Même si des recrutements ont eu lieu ces derniers temps, ceux-ci restent toutefois limités. D’abord, il s’agit essentiellement de recherches de candidats en vue d’un renouvellement. «Nous recevons des demandes de recruteurs pour des postes d’économistes depuis déjà plusieurs années, mais celles-ci restent très ponctuelles et concernent peu de créations de postes», observe Anne-Sophie Luçon. Ces dernières sont d’autant plus rares qu’elles sont perçues comme coûteuses. «Le besoin en économistes est assez restreint, surtout que le recrutement d’un tel profil est souvent considéré comme un coût», confirme Christopher Dembik.
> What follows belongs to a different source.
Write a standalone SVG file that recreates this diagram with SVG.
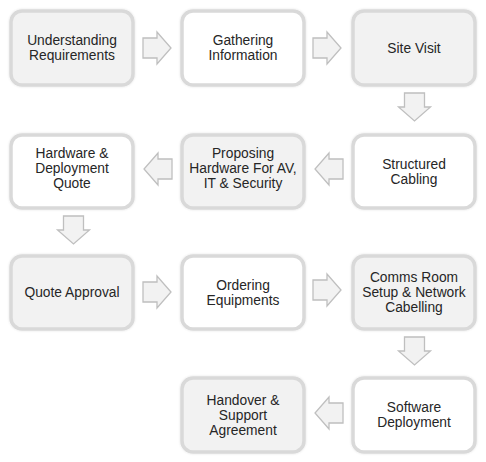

Néanmoins, il s’agit d’une fonction clé dont les structures ne peuvent se passer. «Les rebondissements macroéconomiques de cette année, comme le ralentissement de l’économie chinoise ou encore la faible croissance en zone euro, font que de plus en plus de structures ont besoin d’anticiper», constate Romain Boisnard. Une chose est sûre, compte tenu des difficultés à prévoir les changements macroéconomiques en 2016, le rôle des économistes devrait être encore important cette année.
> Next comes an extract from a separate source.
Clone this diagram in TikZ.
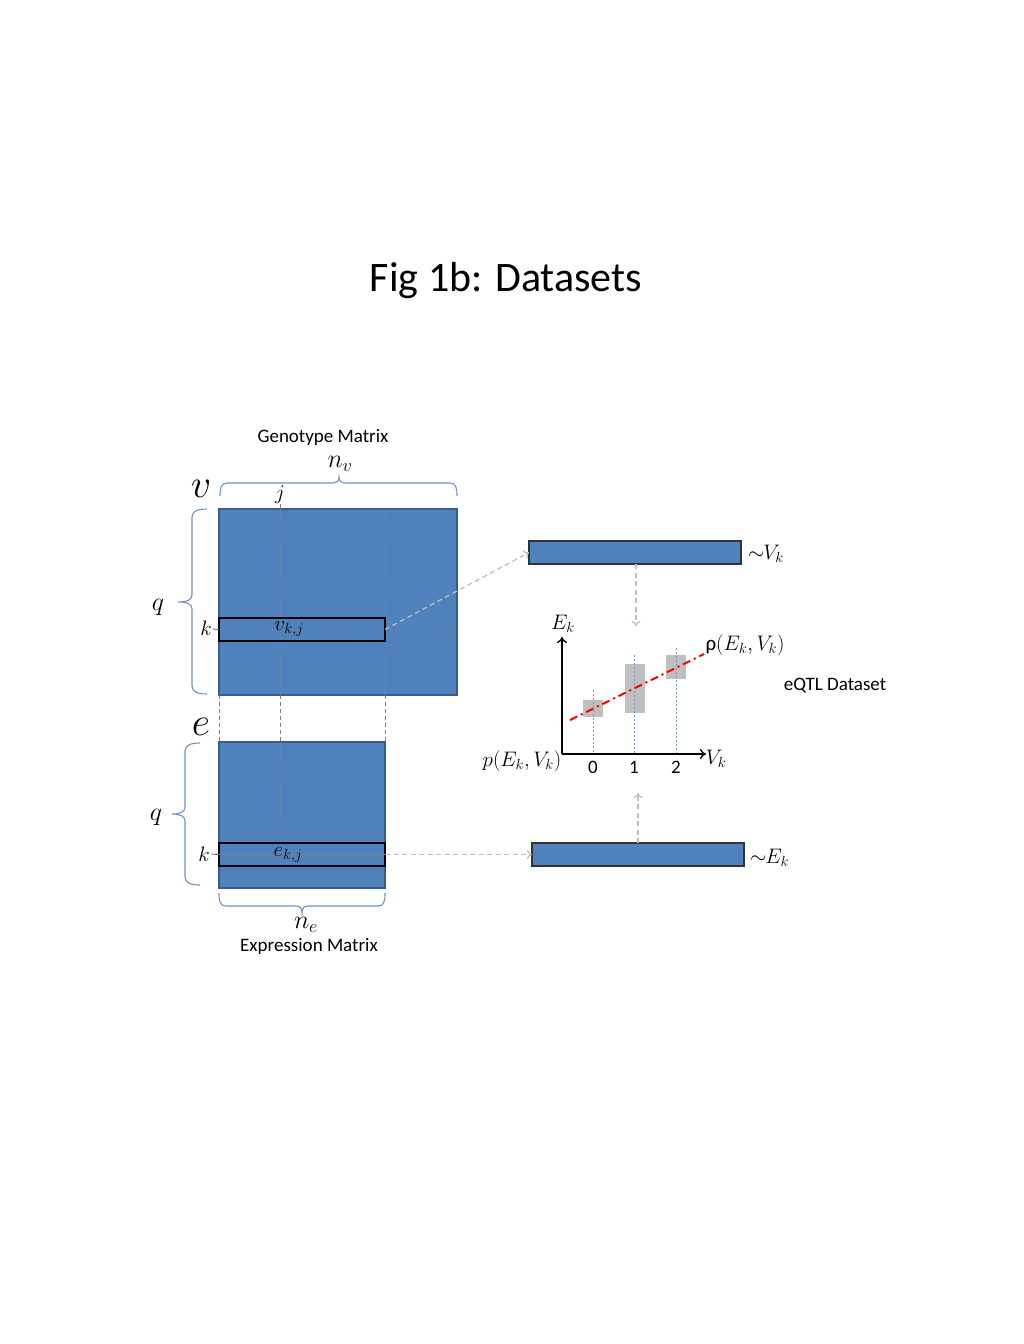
\documentclass[tikz,border=0pt]{standalone}
\usepackage{fix-cm}
\usepackage{fontspec}
\setmainfont{Carlito}
\usetikzlibrary{arrows.meta,calc}
\definecolor{mblue}{HTML}{4F81BD}
\definecolor{mborder}{HTML}{385D8A}
\definecolor{bracec}{HTML}{6F93C8}
\definecolor{arrgray}{HTML}{BFBFBF}
\definecolor{boxgray}{HTML}{BFBFBF}
\tikzset{
  mat/.style={draw=mborder, fill=mblue, line width=1.3pt, inner sep=0, outer sep=0},
  rowbox/.style={draw=black, line width=1.1pt, inner sep=0, outer sep=0},
  bar/.style={draw=black!80, fill=mblue, line width=1.1pt, inner sep=0, outer sep=0, minimum width=212, minimum height=23},
  lbl/.style={inner sep=0, font=\fontsize{19}{23}\selectfont},
  mlbl/.style={inner sep=0, font=\fontsize{21}{25}\selectfont},
  biglbl/.style={inner sep=0, font=\fontsize{40}{46}\selectfont},
  midlbl/.style={inner sep=0, font=\fontsize{26}{30}\selectfont},
  cbrace/.style={draw=bracec, line width=1.1pt},
  garrow/.style={draw=arrgray, line width=1.3pt, dash pattern=on 5pt off 3.5pt, -{To[length=5pt,width=9pt]}},
  gconn/.style={draw=black!50, line width=0.8pt, dash pattern=on 4pt off 3pt},
  faint/.style={draw=black!45, opacity=0.45, line width=0.8pt, dash pattern=on 4pt off 3pt},
  bdot/.style={draw=mblue!80, line width=0.8pt, dash pattern=on 2pt off 2pt},
  gbox/.style={fill=boxgray, draw=none},
  axis/.style={draw=black, line width=1.4pt, -{To[length=6pt,width=10pt]}},
  redline/.style={draw=red, line width=2pt, dash pattern=on 8pt off 4pt on 2pt off 4pt}
}
\begin{document}
\begin{tikzpicture}[x=1pt,y=-1pt]
\path[use as bounding box, fill=white] (0,0) rectangle (1024,1344);

% title
\node[inner sep=0, font=\fontsize{42}{50}\selectfont] (title) at (506,281) {Fig 1b: Datasets};

% matrices
\node[mat, minimum width=238, minimum height=186] (G) at (338,602) {};
\node[mat, minimum width=166, minimum height=146] (E) at (302,815) {};

% faint lines inside matrices
\coordinate (x280t) at (280,509);
\coordinate (x280b) at (280,695);
\coordinate (x385t) at (385,509);
\coordinate (x385b) at (385,695);
\draw[faint] (x280t) -- (x280b);
\draw[faint] (x385t) -- (x385b);
\coordinate (ex280t) at (280,742);
\coordinate (ex280b) at (280,843);
\draw[faint] (ex280t) -- (ex280b);
\coordinate (vkl) at (214,629.5);
\coordinate (vkr) at (457,629.5);
\draw[faint] (vkl) -- (vkr);

% rows
\node[rowbox, minimum width=166, minimum height=23] (vrow) at (302,629.5) {};
\node[rowbox, minimum width=166, minimum height=23] (erow) at (302,854.5) {};
\draw[draw=black!50, line width=0.8pt] (214,854.5) -- (erow.east);
\node[mlbl] at (289,629) {$v_{k,j}$};
\node[mlbl] at (288,855) {$e_{k,j}$};

% connectors between matrices
\coordinate (c219a) at (219,695);
\coordinate (c219b) at (219,742);
\coordinate (c280a) at (280,695);
\coordinate (c280b) at (280,742);
\coordinate (c385a) at (385,695);
\coordinate (c385b) at (385,742);
\draw[gconn] (c219a) -- (c219b);
\draw[gconn] (c280a) -- (c280b);
\draw[gconn] (c385a) -- (c385b);

% k labels
\node[mlbl] (kv) at (206,628) {$k$};
\draw[black!60, line width=0.8pt] (kv.east) ++(1,1) -- (vrow.west);
\node[mlbl] (ke) at (204,854) {$k$};
\draw[black!60, line width=0.8pt] (ke.east) ++(1,0) -- (erow.west);

% j label
\node[mlbl] (j) at (280,495) {$j$};
\draw[black!50, line width=0.8pt] (280,504) -- (x280t);

% braces (Office style)
\draw[cbrace] (220,496) .. controls (220,488) and (221,483) .. (227,483) -- (332,483)
  .. controls (337,483) and (339,481) .. (339,477)
  .. controls (339,481) and (341,483) .. (346,483) -- (450,483)
  .. controls (456,483) and (457,488) .. (457,496);
\draw[cbrace] (207,509) .. controls (198,509) and (192,511) .. (192,517) -- (192,595)
  .. controls (192,600) and (187,602) .. (178,602)
  .. controls (187,602) and (192,604) .. (192,609) -- (192,686)
  .. controls (192,692) and (198,694) .. (207,694);
\draw[cbrace] (200,743) .. controls (191,743) and (185,745) .. (185,751) -- (185,807)
  .. controls (185,812) and (180,814) .. (172,814)
  .. controls (180,814) and (185,816) .. (185,821) -- (185,877)
  .. controls (185,883) and (191,885) .. (200,885);
\draw[cbrace] (219,893) .. controls (219,901) and (220,906) .. (226,906) -- (296,906)
  .. controls (300,906) and (302,908) .. (302,913)
  .. controls (302,908) and (304,906) .. (308,906) -- (378,906)
  .. controls (384,906) and (385,901) .. (385,893);

% matrix labels
\node[lbl] (gm) at (323,437) {Genotype Matrix};
\node[midlbl] (nv) at (340,464) {$n_v$};
\node[biglbl] (vv) at (201,489) {$v$};
\node[midlbl] (qv) at (158,607) {$q$};
\node[biglbl] (ee) at (201,727) {$e$};
\node[midlbl] (qe) at (156,817) {$q$};
\node[midlbl] (ne) at (306,925) {$n_e$};
\node[lbl] (em) at (309,946) {Expression Matrix};

% bars
\node[bar] (Vbar) at (635,552.5) {};
\node[bar] (Ebar) at (638,854.5) {};
\node[mlbl, anchor=west] (Vlab) at (748,554) {$\sim\!\!V_k$};
\node[mlbl, anchor=west] (Elab) at (750,858) {$\sim\!\!E_k$};

% arrows to bars
\draw[garrow] (vrow.east) -- (Vbar.west);
\draw[garrow] (erow.east) -- (Ebar.west);
\coordinate (plotTop) at (636,626);
\coordinate (plotBot) at (638,793);
\draw[garrow] (Vbar.south -| plotTop) -- (plotTop);
\draw[garrow] (Ebar.north -| plotBot) -- (plotBot);

% plot
\coordinate (O) at (562,754);
\coordinate (Ytop) at (562,637);
\coordinate (Xend) at (706,754);
\draw[gbox] (583,700) rectangle (603,717);
\draw[gbox] (625,664) rectangle (645,713);
\draw[gbox] (666,655) rectangle (686,679);
\draw[bdot] (593,690) -- (593,754);
\draw[bdot] (634,655) -- (634,754);
\draw[bdot] (676,648) -- (676,754);
\draw[redline] (570,720) -- (704,654);
\draw[axis] (O) -- (Ytop);
\draw[axis] (O) -- (Xend);
\node[mlbl] (Ek) at (563,624) {$E_k$};
\node[mlbl] (Vk) at (716,759) {$V_k$};
\node[lbl] (t0) at (593,767) {0};
\node[lbl] (t1) at (634,767) {1};
\node[lbl] (t2) at (676,767) {2};
\node[mlbl] (rho) at (745,645) {ρ$(E_k,V_k)$};
\node[mlbl] (pp) at (522,761) {$p(E_k,V_k)$};
\node[lbl] (eqtl) at (835,686) {eQTL Dataset};
\end{tikzpicture}
\end{document}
Des perspectives de carrière restreintes

. Pour un économiste, la progression la plus courante consiste à devenir chef économiste. Il est également possible d’évoluer d’une structure à une autre, en passant par exemple d’un poste d’économiste de banque à celui d’économiste en société de gestion. «Le développement de carrière d’un économiste reste toutefois relativement limité, note Christopher Dembik, économiste chez Saxo Bank France. Nous ne disposons pas nécessairement des compétences opérationnelles pour devenir gestionnaire de fonds. Nous avons en revanche la possibilité d’intégrer un ministère ou un organisme public, ou encore de créer une entreprise de conseils.»

. Autre voie possible, surtout pour les profils plus juniors : le journalisme. «Les économistes ont l’habitude de s’entretenir avec des interlocuteurs de la presse spécialisée», relève Anne-Sophie Luçon, manager exécutif senior de la division banque et assurance de Michael Page. Leur capacité à vulgariser de l’information économique technique peut être un atout dans ce métier.